For the first time, the Ombud’s Office also took into account the concept of equity. Each case has to be determined on its own facts in determining when an employee has embarked on a ‘frolic of his own,’ which is often not an easy task, said the Deputy-Ombud.
However, because the FAIS Act enables the Ombud to take into account what is equitable in the circumstances, the Deputy-Ombud pertinently dealt with the concept of “equity jurisdiction”. She referred to labour and land legislation, which provide for the adjudication of disputes on the basis of what is “fair and reasonable” and not just on the application of the strict letter of the law.

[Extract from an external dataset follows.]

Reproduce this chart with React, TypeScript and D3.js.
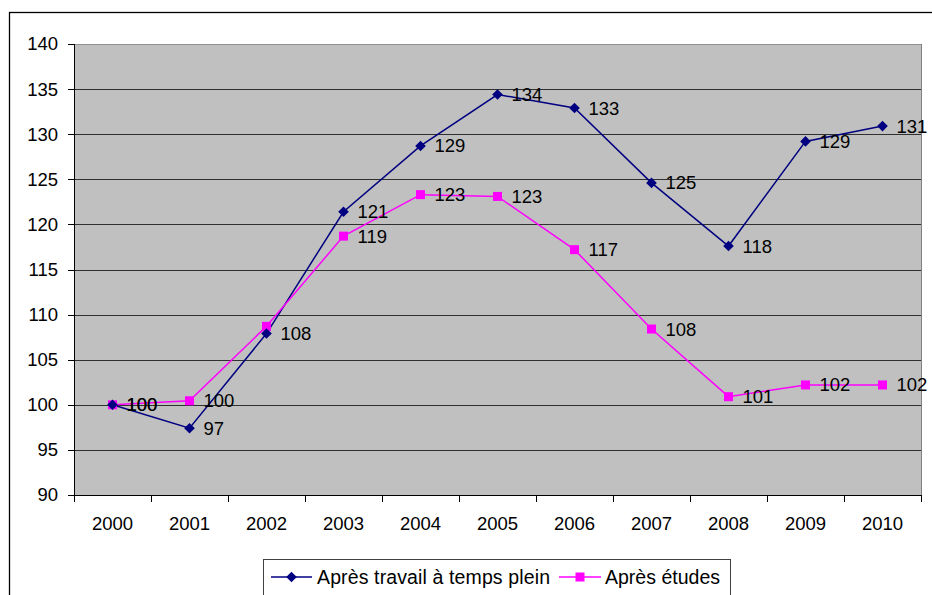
import React from "react";
import * as d3 from "d3";

const years = ["2000", "2001", "2002", "2003", "2004", "2005", "2006", "2007", "2008", "2009", "2010"];
const travailValues = [100, 97.4, 107.9, 121.4, 128.7, 134.4, 132.9, 124.6, 117.6, 129.2, 130.9];
const etudesValues = [100, 100.45, 108.7, 118.7, 123.3, 123.1, 117.2, 108.4, 100.9, 102.2, 102.2];
// data labels that Excel hid because they collided with the other series
const etudesHiddenLabels = ["2002"];
const yTicks = [90, 95, 100, 105, 110, 115, 120, 125, 130, 135, 140];
const seriesNames = ["Après travail à temps plein", "Après études"];

const W = 932;
const H = 595;
const plot = { left: 74, top: 44, right: 921, bottom: 495 };
const FONT = "Arial, 'Liberation Sans', sans-serif";
const FS = 18.5;
const NAVY = "#000080";
const MAGENTA = "#FF00FF";

export default function App() {
  const x = d3.scaleBand<string>().domain(years).range([plot.left, plot.right]);
  const y = d3.scaleLinear().domain([90, 140]).range([plot.bottom, plot.top]);
  const cx = (yr: string) => (x(yr) as number) + x.bandwidth() / 2;

  const line = d3
    .line<number>()
    .x((_, i) => cx(years[i]))
    .y((v) => y(v));

  const diamond = (px: number, py: number, r = 5.3) =>
    `M${px},${py - r}L${px + r},${py}L${px},${py + r}L${px - r},${py}Z`;

  const fmt = (v: number) => String(Math.round(v));

  const boundaries = years.map((yr) => x(yr) as number).concat([plot.right]);

  return (
    <svg
      width={W}
      height={H}
      style={{ position: "absolute", left: 0, top: 0, background: "#fff" }}
      fontFamily={FONT}
    >
      {/* chart frame */}
      <rect x={9.5} y={12.5} width={960} height={620} fill="#fff" stroke="#000" strokeWidth={1.3} />

      {/* plot area */}
      <rect x={plot.left} y={plot.top} width={plot.right - plot.left} height={plot.bottom - plot.top} fill="#C0C0C0" />
      {yTicks.map((t) => (
        <line key={"g" + t} x1={plot.left} x2={plot.right} y1={Math.round(y(t)) + 0.5} y2={Math.round(y(t)) + 0.5} stroke={t === 140 ? "#808080" : "#000"} strokeWidth={1} opacity={t === 90 ? 1 : 0.75} />
      ))}
      <line x1={plot.right + 0.5} x2={plot.right + 0.5} y1={plot.top} y2={plot.bottom} stroke="#808080" />

      {/* y axis */}
      <line x1={plot.left + 0.5} x2={plot.left + 0.5} y1={plot.top} y2={plot.bottom + 1} stroke="#000" />
      {yTicks.map((t) => (
        <g key={"yt" + t}>
          <line x1={plot.left - 6} x2={plot.left} y1={Math.round(y(t)) + 0.5} y2={Math.round(y(t)) + 0.5} stroke="#000" />
          <text x={plot.left - 16} y={y(t)} dy="0.35em" textAnchor="end" fontSize={FS} fill="#000">
            {t}
          </text>
        </g>
      ))}

      {/* x axis */}
      <line x1={plot.left} x2={plot.right + 1} y1={plot.bottom + 0.5} y2={plot.bottom + 0.5} stroke="#000" />
      {boundaries.map((b, i) => (
        <line key={"xt" + i} x1={Math.round(b) + 0.5} x2={Math.round(b) + 0.5} y1={plot.bottom} y2={plot.bottom + 7} stroke="#000" />
      ))}
      {years.map((yr) => (
        <text key={"xl" + yr} x={cx(yr)} y={524} dy="0.35em" textAnchor="middle" fontSize={FS} fill="#000">
          {yr}
        </text>
      ))}

      {/* series lines */}
      <path d={line(travailValues) || ""} fill="none" stroke={NAVY} strokeWidth={1.5} />
      <path d={line(etudesValues) || ""} fill="none" stroke={MAGENTA} strokeWidth={1.5} />

      {/* markers */}
      {etudesValues.map((v, i) => (
        <rect key={"em" + i} x={cx(years[i]) - 4.5} y={y(v) - 4.5} width={9} height={9} fill={MAGENTA} />
      ))}
      {travailValues.map((v, i) => (
        <path key={"tm" + i} d={diamond(cx(years[i]), y(v))} fill={NAVY} />
      ))}

      {/* data labels */}
      {etudesValues.map((v, i) =>
        etudesHiddenLabels.includes(years[i]) ? null : (
          <text key={"el" + i} x={cx(years[i]) + 14} y={y(v)} dy="0.35em" fontSize={FS} fill="#000">
            {fmt(v)}
          </text>
        )
      )}
      {travailValues.map((v, i) => (
        <text key={"tl" + i} x={cx(years[i]) + 14} y={y(v)} dy="0.35em" fontSize={FS} fill="#000">
          {fmt(v)}
        </text>
      ))}

      {/* legend */}
      <rect x={263.5} y={559.5} width={467} height={36} fill="#fff" stroke="#404040" strokeWidth={1} />
      <line x1={271} x2={312} y1={577} y2={577} stroke={NAVY} strokeWidth={1.5} />
      <path d={diamond(291.5, 577)} fill={NAVY} />
      <text x={317} y={577} dy="0.35em" fontSize={FS + 1} textLength={233} lengthAdjust="spacing" fill="#000">
        {seriesNames[0]}
      </text>
      <line x1={559} x2={601} y1={577} y2={577} stroke={MAGENTA} strokeWidth={1.5} />
      <rect x={575.5} y={572.5} width={9} height={9} fill={MAGENTA} />
      <text x={605} y={577} dy="0.35em" fontSize={FS + 1} textLength={115} lengthAdjust="spacing" fill="#000">
        {seriesNames[1]}
      </text>
    </svg>
  );
}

The concept of equity finds its basis in the Bill of Rights chapter of the Constitution and “embraces notions of even-handedness, fairness, and impartiality...” said the Deputy Ombud.
Hence, equity demanded that in this case, Sanlam should compensate Mrs September for the loss caused by the negligence of its employee.
She referred with approval to a United Kingdom case where the Ombudsman’s decision was taken on review to the High Court. In dismissing the review application, the Court found that “whilst the ombudsman had to take account of the law, he was not required to decide a case in accordance with the law, as would a court, provided that his decision was fair and reasonable in all the circumstances”.